Wednesday, October 04, 2006

Grrr

The delivery company Danby is using just called me to schedule delivery of my dishwasher. But get this. They will only bring it to the curb. The woman on the phone seemed incredulous that no, I couldn't have my husband stay home from work in order to receive delivery. After thinking about it while reading Nutmeg her three prenap stories (advantage of toddler wanting same stories day after day: you can think about other things and read them at same time) I called them back and asked if the crew could load the dishwasher into my car if it was parked in the front of the house. The lady said ok.

Then I called Epu to complain and he suggested having them deliver it to our garage door in the alley. Um. I guess I am retarded. Obviously that would be the easiest thing to do. They are going to call me 15 minutes before arrival tomorrow so I guess I'll just tell them then to come to the alley. Of course, their window is only 11 a.m. to 1 p.m., and of course, they'll arrive just at 1 p.m., making Nutmeg miss her tumbling class for the second time in a row. She hasn't actually been to the class yet, since this is week 2.

When I ordered the dishwasher, the damn thing was delivered to my kitchen. I told the delivery company this, but what are they going to do about it? They deliver things to curbs.

Yeah, I'll be writing a long letter to Danby after this, and no, I don't see what good could really come of it.

4 comments:

Kori said...

Okay, I have a devious suggestion. Greet them downstairs looking visibly pregnant, toddler in tow. Wear something that accentuates pregnancy, stick the belly out, throw one hand on a hip and use the other to rub the belly in a motherly way.
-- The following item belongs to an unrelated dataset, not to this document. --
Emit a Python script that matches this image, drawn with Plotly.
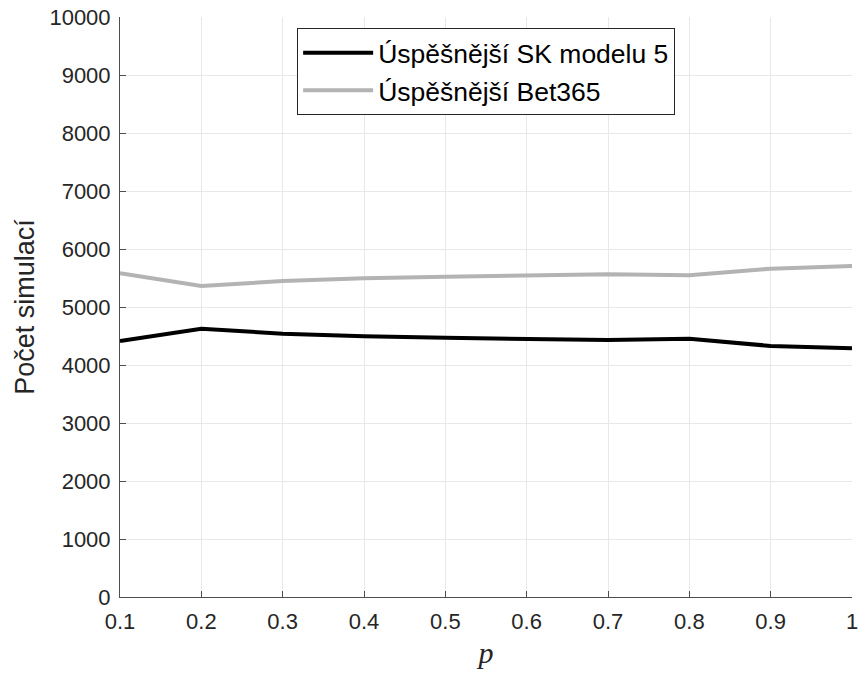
import plotly.graph_objects as go

p_values = [0.1, 0.2, 0.3, 0.4, 0.5, 0.6, 0.7, 0.8, 0.9, 1.0]
sk_model5 = [4414, 4626, 4540, 4494, 4469, 4454, 4431, 4454, 4328, 4287]
bet365 = [5581, 5362, 5448, 5494, 5522, 5546, 5563, 5546, 5661, 5707]
x_ticks = [0.1, 0.2, 0.3, 0.4, 0.5, 0.6, 0.7, 0.8, 0.9, 1.0]
x_tick_labels = ["0.1", "0.2", "0.3", "0.4", "0.5", "0.6", "0.7", "0.8", "0.9", "1"]
y_ticks = [0, 1000, 2000, 3000, 4000, 5000, 6000, 7000, 8000, 9000, 10000]
y_tick_labels = ["0", "1000", "2000", "3000", "4000", "5000", "6000", "7000", "8000", "9000", "10000"]

fig = go.Figure()
fig.add_trace(go.Scatter(x=p_values, y=sk_model5, mode="lines",
                         name="Úspěšnější SK modelu 5",
                         line=dict(color="#000000", width=4)))
fig.add_trace(go.Scatter(x=p_values, y=bet365, mode="lines",
                         name="Úspěšnější Bet365",
                         line=dict(color="#b3b3b3", width=4)))

axis_common = dict(showline=True, linecolor="#4d4d4d", linewidth=1,
                   ticks="inside", ticklen=6, tickcolor="#4d4d4d",
                   showgrid=True, gridcolor="#e8e8e8", gridwidth=1, zeroline=False,
                   automargin=False, ticklabeloverflow="allow",
                   tickfont=dict(family="Liberation Sans, Arial", size=22, color="#262626"))

fig.update_xaxes(range=[0.1, 1.0], tickvals=x_ticks, ticktext=x_tick_labels,
                 ticklabelstandoff=5,
                 title=dict(text="<i>p</i>", font=dict(family="Liberation Serif, DejaVu Serif", size=30, color="#262626"),
                            standoff=8),
                 **axis_common)
fig.update_yaxes(range=[0, 10000], tickvals=y_ticks, ticktext=y_tick_labels,
                 ticklabelstandoff=4,
                 title=dict(text="Počet simulací", font=dict(family="Liberation Sans, Arial", size=27, color="#262626"),
                            standoff=6),
                 **axis_common)

fig.update_layout(
    width=859, height=673,
    margin=dict(l=120, r=7, t=17, b=76),
    paper_bgcolor="white", plot_bgcolor="white",
    showlegend=True,
    legend=dict(x=0.242, y=0.981, xanchor="left", yanchor="top",
                bgcolor="white", bordercolor="#262626", borderwidth=1,
                font=dict(family="Liberation Sans, Arial", size=26.5, color="#000000"),
                itemwidth=70, tracegroupgap=0),
)

fig.write_html("out.html", config={"displayModeBar": False},
               post_script="document.body.style.margin='0';document.body.style.overflow='hidden';")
Say something like, "Our kitchen is right up the back stairs---would you prefer to go up the back or come through the front?"

Then, if they can't pull that off, have them bring it to the garage.

Work that belly, baby!

Bert said...

I find it ridiculous that a delivery company won't carry heavy things for a pregnant lady! For goodness saek. I agree with Kori. Work the belly, honey! They couldn't possibly look you in the navel and say no!

Bert said...

I meant, of course, for goodness SAKE.

Notta Wallflower said...

You know, service has gone down the drain in this country. There were things like that that happened when H and I moved into the place we're in. I just shake my head because of the ridiculous-ness of it. I think it's never a waste to write a complaint letter. Even if they don't do anything about it, at least you have done what you could instead of just accepting poor service.